Walau berjalan dengan alur yang cukup lambat, tapi film ini sama sekali tidak membosankan. Dengan kematangan skenario dan sinematografi yang memukau menjadikan setiap momen dalam Of Gods and Men bisa dinikmati dengan sangat baik. Dari sinematografi sendiri ditangani oleh Caroline Champetier. Ia sepertinya cukup tahu bagaimana ia harus memainkan kameranya. Alhasil setiap gambar yang dihasilkan begitu memukau. Dari setiap sudut pemukiman dan kegiatan penduduk serta sudut-sudut dalam biara, ketika semua ini dikombinasikan menjadikan suatu alur tersendiri. Ditambah landscape serta latar yang indah selalu berhasil membuat saya terkagum-kagum. Dari jajaran pemainnya sendiri seperti Lambert Wilson yang berperan sebagai Christian, Olivier Rabourdin sebagai Christophe, Philippe Laudenbach sebagai Celestine serta beberapa pemain lain yang berperan sebagai pendeta biara, hampir semuanya berhasil memainkan peran mereka dengan sangat baik. Wajah depresi dan kebimbangan tergambarkan dengan cukup baik.
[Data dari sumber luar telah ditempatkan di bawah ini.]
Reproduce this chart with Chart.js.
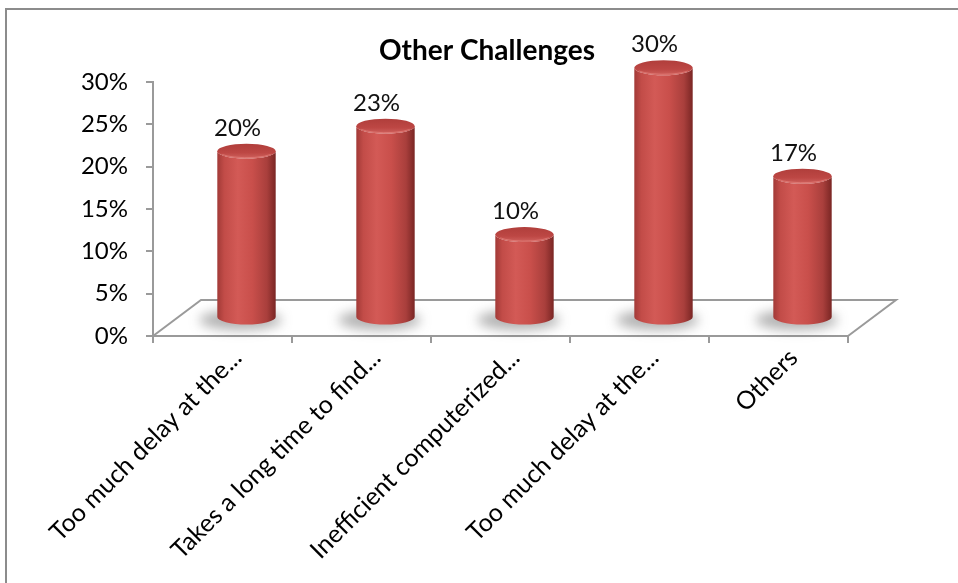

Ya, mereka terlihat sangat natural ketika memainkan peran para pendeta ini.

Pada awalnya Of Gods and Men terlihat ingin menggambarkan bagaimana para pendeta ini bisa hidup berdampingan dengan penduduk muslim dan bagaimana mereka bisa saling tolong menolong, kemudian setelah suatu konflik agama film berubah menjadi sebuah survival serta bagaimana mereka mengambil keputusan. Film ini menghadirkan sebuah drama yang kental dengan unsur-unsur religius. Hampir setiap momen dalam film ini begitu berharga untuk dilewatkan apalagi sebuah adegan yang dilakukan oleh para pendeta ini ketika mereka berkumpul dalam suatu ruangan menikmati makanan mereka diiringi oleh alunan musik seolah-olah menggambarkan apa yang disebut 'The Last Supper'. Akhir kata, Of Gods and Men adalah sebuah drama perwujudan toleransi dan keharmonisan hidup beragama yang 'well-made', dengan representasi yang memukau, pastikan anda tidak melewati berbagai momen yang berharga ini.